Au Nigeria, Dieu est partout, et surtout dans les urnes. Avec seulement 1% de la population se revendiquant athée, selon l'institut de sondages Gallup International, le géant d'Afrique de l'Ouest est le deuxième pays le plus croyant au monde (juste après le Ghana). Les chrétiens sont des millions à suivre les ordres et les préceptes de leur pasteur évangéliste. Dans les Etats du Nord, on applique la charia. Et les deux camps se sentent investis d'une mission divine. «Depuis quelques années, les partis politiques font des efforts, au moins symboliques, pour ne pas incarner l'une ou l'autre religion», analyse Kemi Okenyodo, directrice de Cleen, un institut de recherche pour la promotion de la démocratie. Namadi Sambo, le vice-président de Goodluck Jonathan, est musulman. L'opposant Buhari, quant à lui, a nommé un pasteur de la Redeemed Church, la plus grande église évangéliste du Nigeria, forte de plusieurs dizaines de millions de fidèles, comme numéro 2. «Mais les tensions restent fortes, et pour une grande partie de la population, le vote reste religieux», poursuit la chercheuse.
D'autant que la campagne électorale a clairement attisé les divisions. Ainsi, le People's Democratic Party (PDP) de Jonathan a fait campagne sur un fort sentiment antimusulman. A quelques jours du scrutin, les journaux proches du pouvoir multiplient les tribunes pour mettre en garde contre le candidat musulman : selon eux, le général Buhari voudrait instaurer la charia dans tout le pays, et ne combattra jamais Boko Haram «puisqu'il est musulman, comme les terroristes».Une simple propagande, mais qui fonctionne. «Il est plus facile de jouer sur la peur de l'autre pour gagner des voix que de trouver des solutions à la pauvreté, au chômage, à la lutte contre la corruption, poursuit Kemi Okenyodo. Mais c'est un jeu dangereux.»

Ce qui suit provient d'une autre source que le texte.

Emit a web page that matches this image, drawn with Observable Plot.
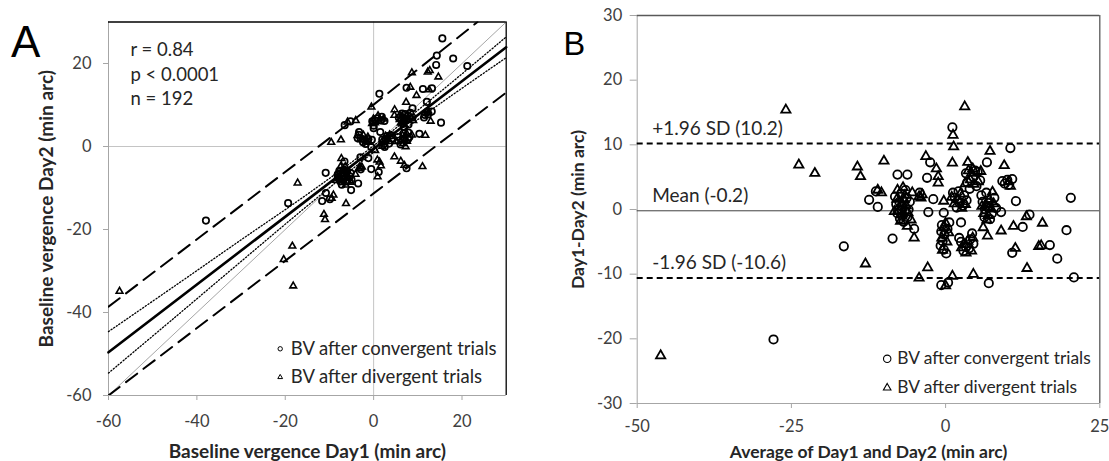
<!DOCTYPE html>
<html>
<head>
<meta charset="utf-8">
<script src="https://cdn.jsdelivr.net/npm/d3@7"></script>
<script src="https://cdn.jsdelivr.net/npm/@observablehq/plot@0.6"></script>
<style>
  body { margin: 0; background: #fff; }
  #fig { position: relative; width: 1109px; height: 461px; overflow: hidden; font-family: Lato, "Open Sans", sans-serif; }
  #fig > svg { position: absolute; top: 0; }
  g[aria-label="x-axis tick"], g[aria-label="y-axis tick"] { stroke: #a6a6a6; }
</style>
</head>
<body>
<div id="fig"></div>
<script>
// Baseline vergence (min arc): per-trial [average of Day1 & Day2, Day1 - Day2]
const convergentPairs = [
  [-27.9,-20.1],[-16.5,-5.7],[-12.4,1.5],[-11.0,0.4],[-11.3,2.8],
  [-7.8,5.4],[-6.2,5.4],[-2.5,7.3],[-3.0,4.9],[-4.2,2.6],[-2.0,1.6],[-2.8,-0.4],
  [-5.1,-3.0],[-8.6,-4.5],
  [1.1,12.7],[10.5,9.5],[6.7,7.3],[9.2,4.4],[10.0,4.6],[10.8,4.7],[10.2,3.8],
  [11.4,1.3],[20.3,1.8],[13.6,-0.8],[12.5,-2.7],[19.6,-3.2],[16.9,-5.5],[18.1,-7.6],
  [10.8,-6.7],[20.8,-10.5],[7.0,-11.4],[-0.7,-11.7],[0.4,-11.3],[2.5,-2.0],[9.0,-0.4],
  [-0.5,-4.9],[-0.3,-6.2],[-0.7,-3.4],[4.3,-3.7],[-0.3,-0.5],
  [-7.5,1.2],[-7.0,0.4],[-6.6,-0.3],[-7.8,-0.6],[-6.3,1.8],[-7.2,2.4],[-8.0,0.8],[-6.0,0.0],
  [-7.4,-1.4],[-6.8,-1.9],[-5.8,1.2],[-8.2,2.0],[-6.5,3.0],[-7.0,-1.0],[-7.7,0.0],[-6.2,-1.2],[-7.1,0.0],
  [6.0,1.2],[6.8,0.4],[7.5,-0.6],[6.3,-1.2],[7.9,1.8],[6.6,2.6],[7.2,-1.5],[8.2,0.2],[5.8,2.2],[7.0,1.0],[6.4,0.0],[9.6,4.0],
  [1.5,1.8],[2.3,1.0],[3.0,2.2],[1.8,0.3],[2.8,0.6],[3.4,1.4],[1.2,2.6],[2.1,2.8],
  [2.5,-5.0],[3.3,-5.8],[4.0,-4.6],[2.9,-6.4],[3.8,-6.0],[4.5,-5.3],[2.2,-4.4],
  [3.5,4.2],[4.5,5.0],[5.0,3.6],[3.9,3.2],[4.8,6.0],[3.3,5.6],[5.6,4.5],[5.2,5.8],
  [-0.6,-2.4],[0.3,-3.0],[-0.2,-3.9],[0.6,-2.0],[0.1,-6.8],[-0.8,-5.6]
];
const divergentPairs = [
  [-46.2,-22.6],[-25.9,15.4],[-23.8,6.9],[-21.2,5.6],[-14.3,6.6],[-13.8,5.1],[-10.0,7.5],
  [-3.2,8.2],[-1.5,6.3],[-1.2,5.1],[-1.2,4.1],[-11.0,3.0],[-10.4,2.6],[-7.8,3.0],[-4.0,1.8],
  [-0.3,1.3],[-6.2,-2.6],[-5.1,-4.4],[-13.0,-8.4],[-2.9,-9.0],[-4.3,-10.6],[0.0,-11.8],[1.1,-10.3],
  [4.5,-10.0],[3.1,15.9],[1.2,11.5],[1.3,9.7],[1.1,7.2],[7.2,9.0],[9.5,6.8],[3.6,7.3],[4.4,6.3],[5.7,5.9],
  [10.5,3.6],[13.1,-1.1],[15.7,-2.1],[11.0,-2.6],[6.1,-2.8],[9.0,-3.3],[6.8,-4.1],[11.3,-6.0],
  [15.1,-5.7],[15.5,-5.6],[13.2,-9.1],[-0.5,-6.3],[-5.4,2.6],[-4.3,2.0],[-3.8,2.3],
  [-7.2,0.9],[-6.7,1.5],[-7.6,-0.2],[-6.4,0.6],[-7.0,-0.7],[-6.9,3.4],[-7.9,1.6],[-6.1,-0.5],[-7.3,-1.8],[-6.6,2.2],[-5.6,-1.6],[-8.3,-0.3],
  [6.5,0.8],[7.1,1.6],[7.4,0.1],[6.2,-0.6],[7.8,0.9],[6.9,-0.9],[5.9,0.5],[7.6,2.7],[6.7,-1.6],[10.2,4.3],[7.0,0.3],
  [2.0,1.5],[2.6,0.2],[1.4,0.9],[3.2,0.8],[2.4,2.4],[1.0,1.9],
  [3.0,-5.4],[3.6,-4.9],[2.6,-5.9],[4.2,-6.4],[3.3,-6.7],[4.4,-4.4],
  [4.0,4.6],[4.6,3.9],[3.7,6.0],[5.3,4.3],[4.2,5.6],[3.2,4.0],
  [-0.3,-2.8],[0.5,-3.6],[0.2,-5.0],[-0.6,-4.4],[0.0,-2.1]
];

// Panel A reference lines, [Day1, Day2]
const identityLine = [[-60,-60],[30,30]];
const regressionLine = [[-60,-49.6],[30,23.9]];
const confidenceUpper = [[-60,-44.6],[-45,-33.6],[-30,-22.5],[-15,-11.5],[0,0.2],[15,13.1],[30,26.4]];
const confidenceLower = [[-60,-54.6],[-45,-41.2],[-30,-27.7],[-15,-14.3],[0,-1.4],[15,10.3],[30,21.4]];
const predictionUpper = [[-60,-38.6],[0,10.1],[23.5,30]];
const predictionLower = [[-60,-60],[0,-11.3],[30,13.0]];
const statLines = ["r = 0.84", "p < 0.0001", "n = 192"];

// Panel B limits of agreement
const meanDiff = -0.2;
const limits = [10.2, -10.6];
const limitLabels = ["+1.96 SD (10.2)", "Mean (-0.2)", "-1.96 SD (-10.6)"];
const limitValues = [10.2, -0.2, -10.6];

const ticksA = [-60, -40, -20, 0, 20];
const ticksBx = [-50, -25, 0, 25];
const ticksBy = [-30, -20, -10, 0, 10, 20, 30];
const legendLabels = ["BV after convergent trials", "BV after divergent trials"];

const fmt = d => String(d);
const toDays = pairs => pairs.map(([m, d]) => ({day1: m + d / 2, day2: m - d / 2}));
const toBA = pairs => pairs.map(([m, d]) => ({avg: m, diff: d}));
const X = d => d[0], Y = d => d[1];
const textColor = "#262626";
const tickColor = "#404040";

const panelA = Plot.plot({
  width: 540, height: 461,
  marginLeft: 108, marginRight: 34.3, marginTop: 21.5, marginBottom: 66,
  style: {fontFamily: "Lato, sans-serif", background: "transparent", overflow: "visible"},
  x: {domain: [-60, 30]},
  y: {domain: [-60, 30]},
  marks: [
    Plot.ruleX([0], {stroke: "#c4c4c4"}),
    Plot.ruleY([0], {stroke: "#c4c4c4"}),
    Plot.ruleX([-60], {stroke: "#a6a6a6"}),
    Plot.ruleY([-60], {stroke: "#a6a6a6"}),
    Plot.axisX({ticks: ticksA, tickFormat: fmt, tickSize: 5, tickPadding: 15, fontSize: 16.5, color: tickColor, label: null}),
    Plot.axisY({ticks: ticksA, tickFormat: fmt, tickSize: 5, tickPadding: 12, fontSize: 16.5, color: tickColor, label: null}),
    Plot.line(identityLine, {x: X, y: Y, stroke: "#a6a6a6", strokeWidth: 1}),
    Plot.dot(toDays(convergentPairs), {x: "day1", y: "day2", r: 3.2, fill: "none", stroke: "#000", strokeWidth: 1.7}),
    Plot.dot(toDays(divergentPairs), {x: "day1", y: "day2", symbol: "triangle2", r: 3.2, fill: "none", stroke: "#000", strokeWidth: 1.6}),
    Plot.line(regressionLine, {x: X, y: Y, stroke: "#000", strokeWidth: 2.6}),
    Plot.line(confidenceUpper, {x: X, y: Y, stroke: "#000", strokeWidth: 1.3, strokeDasharray: "1.2,2", curve: "catmull-rom"}),
    Plot.line(confidenceLower, {x: X, y: Y, stroke: "#000", strokeWidth: 1.3, strokeDasharray: "1.2,2", curve: "catmull-rom"}),
    Plot.line(predictionUpper, {x: X, y: Y, stroke: "#000", strokeWidth: 2, strokeDasharray: "14,8", clip: true}),
    Plot.line(predictionLower, {x: X, y: Y, stroke: "#000", strokeWidth: 2, strokeDasharray: "14,8", clip: true}),
    Plot.ruleX([30], {stroke: "#000", strokeWidth: 1.3}),
    Plot.ruleY([30], {stroke: "#000", strokeWidth: 1.3}),
    Plot.text([statLines.join("\n")], {text: d => d, frameAnchor: "top-left", dx: 22, dy: 51, textAnchor: "start", lineAnchor: "middle", lineHeight: 1.33, fontSize: 18.5, fill: textColor}),
    Plot.dot([0], {frameAnchor: "bottom-right", dx: -226, dy: -46.7, r: 2.2, fill: "none", stroke: "#000", strokeWidth: 1}),
    Plot.dot([0], {frameAnchor: "bottom-right", dx: -226, dy: -18.3, symbol: "triangle2", r: 2.3, fill: "none", stroke: "#000", strokeWidth: 1}),
    Plot.text([legendLabels[0]], {text: d => d, frameAnchor: "bottom-right", dx: -215.5, dy: -46.7, textAnchor: "start", lineAnchor: "middle", fontSize: 18.5, fill: textColor}),
    Plot.text([legendLabels[1]], {text: d => d, frameAnchor: "bottom-right", dx: -215.5, dy: -18.3, textAnchor: "start", lineAnchor: "middle", fontSize: 18.5, fill: textColor}),
    Plot.text(["Baseline vergence Day1 (min arc)"], {text: d => d, frameAnchor: "bottom", dy: 56.5, textAnchor: "middle", lineAnchor: "middle", fontSize: 19, fontWeight: "bold", fill: textColor}),
    Plot.text(["Baseline vergence Day2 (min arc)"], {text: d => d, frameAnchor: "left", dx: -61.7, rotate: -90, textAnchor: "middle", lineAnchor: "middle", fontSize: 19, fontWeight: "bold", fill: textColor})
  ]
});

const panelB = Plot.plot({
  width: 554, height: 461,
  marginLeft: 81.7, marginRight: 9.7, marginTop: 15, marginBottom: 58,
  style: {fontFamily: "Lato, sans-serif", background: "transparent", overflow: "visible"},
  x: {domain: [-50, 25]},
  y: {domain: [-30, 30]},
  marks: [
    Plot.ruleX([-50], {stroke: "#a6a6a6"}),
    Plot.ruleY([-30], {stroke: "#a6a6a6"}),
    Plot.axisX({ticks: ticksBx, tickFormat: fmt, tickSize: 5, tickPadding: 12, fontSize: 16.5, color: tickColor, label: null}),
    Plot.axisY({ticks: ticksBy, tickFormat: fmt, tickSize: 7, tickPadding: 8, fontSize: 16.5, color: tickColor, label: null}),
    Plot.ruleY([meanDiff], {stroke: "#404040", strokeWidth: 1}),
    Plot.ruleY(limits, {stroke: "#000", strokeWidth: 2, strokeDasharray: "6,4"}),
    Plot.dot(toBA(convergentPairs), {x: "avg", y: "diff", r: 4.2, fill: "none", stroke: "#000", strokeWidth: 1.8}),
    Plot.dot(toBA(divergentPairs), {x: "avg", y: "diff", symbol: "triangle2", r: 4.4, fill: "none", stroke: "#000", strokeWidth: 1.8}),
    Plot.ruleX([25], {stroke: "#595959", strokeWidth: 1.3}),
    Plot.ruleY([30], {stroke: "#595959", strokeWidth: 1.3}),
    Plot.text(limitLabels, {text: d => d, x: () => -50, y: (d, i) => limitValues[i], dx: 15, dy: -15, textAnchor: "start", lineAnchor: "middle", fontSize: 19, fill: textColor}),
    Plot.dot([0], {frameAnchor: "bottom-right", dx: -212.6, dy: -44.7, r: 3.7, fill: "none", stroke: "#000", strokeWidth: 1.1}),
    Plot.dot([0], {frameAnchor: "bottom-right", dx: -212.6, dy: -15.7, symbol: "triangle2", r: 3.6, fill: "none", stroke: "#000", strokeWidth: 1.1}),
    Plot.text([legendLabels[0]], {text: d => d, frameAnchor: "bottom-right", dx: -202.6, dy: -44.7, textAnchor: "start", lineAnchor: "middle", fontSize: 17.4, fill: textColor}),
    Plot.text([legendLabels[1]], {text: d => d, frameAnchor: "bottom-right", dx: -202.6, dy: -15.7, textAnchor: "start", lineAnchor: "middle", fontSize: 17.4, fill: textColor}),
    Plot.text(["Average of Day1 and Day2 (min arc)"], {text: d => d, frameAnchor: "bottom", dy: 48.7, textAnchor: "middle", lineAnchor: "middle", fontSize: 17.5, fontWeight: "bold", fill: textColor}),
    Plot.text(["Day1-Day2 (min arc)"], {text: d => d, frameAnchor: "left", dx: -58.7, rotate: -90, textAnchor: "middle", lineAnchor: "middle", fontSize: 17.5, fontWeight: "bold", fill: textColor})
  ]
});

const fig = document.getElementById("fig");
panelA.style.left = "0px";
panelB.style.left = "555px";
fig.appendChild(panelA);
fig.appendChild(panelB);

// Panel letters
const letters = d3.select(fig).append("svg")
  .attr("width", 1109).attr("height", 461)
  .style("left", "0px").style("pointer-events", "none")
  .attr("font-family", "'Liberation Sans', Arial, sans-serif");
letters.append("text").attr("x", 11).attr("y", 57).attr("font-size", 44).text("A");
letters.append("text").attr("x", 563.5).attr("y", 55).attr("font-size", 32.5).text("B");
</script>
</body>
</html>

La fondation Cleen dénombre 21 Etats sous «grave menace de violences électorales» (sur 36 Etats que compte le pays). «Il y a bien sûr tout le Nord-Est, qui est sous l'emprise de Boko Haram, mais aussi Lagos, Rivers, Kano, Kaduna…» La liste défile. Elle paraît interminable. Dans le delta pétrolifère, les partisans de Jonathan ont promis de prendre les armes si leur candidat n'était pas réélu samedi. Au Nord, dans la grande ville de Kano, cité millénaire du commerce sahélien, il semble qu'il n'y ait qu'un seul vainqueur possible : le général Buhari. Personne n'ose imaginer encore les scènes de chaos qui se profilent aux quatre coins du pays, dimanche, lors de la proclamation des résultats.
«Aucun parti n'est préparé à perdre», explique Sola Fagorusi, directeur des programmes pour One Life, une ONG pour le développement et l'éducation à la démocratie. Ces derniers mois, Sola a parcouru tout le pays, rencontrant les leaders traditionnels ou religieux, les encourageants à accepter la défaite, et ne pas prendre les armes à l'annonce des résultats. «Mais il y a beaucoup d'argent en jeu, poursuit Sola. Au Nigeria, on ne se bat pas pour des idées. On se bat pour avoir une position sociale.» Il y a quatre ans, lors des dernières élections, près de mille personnes ont été tuées pour des motifs politiques et confessionnels à travers le pays.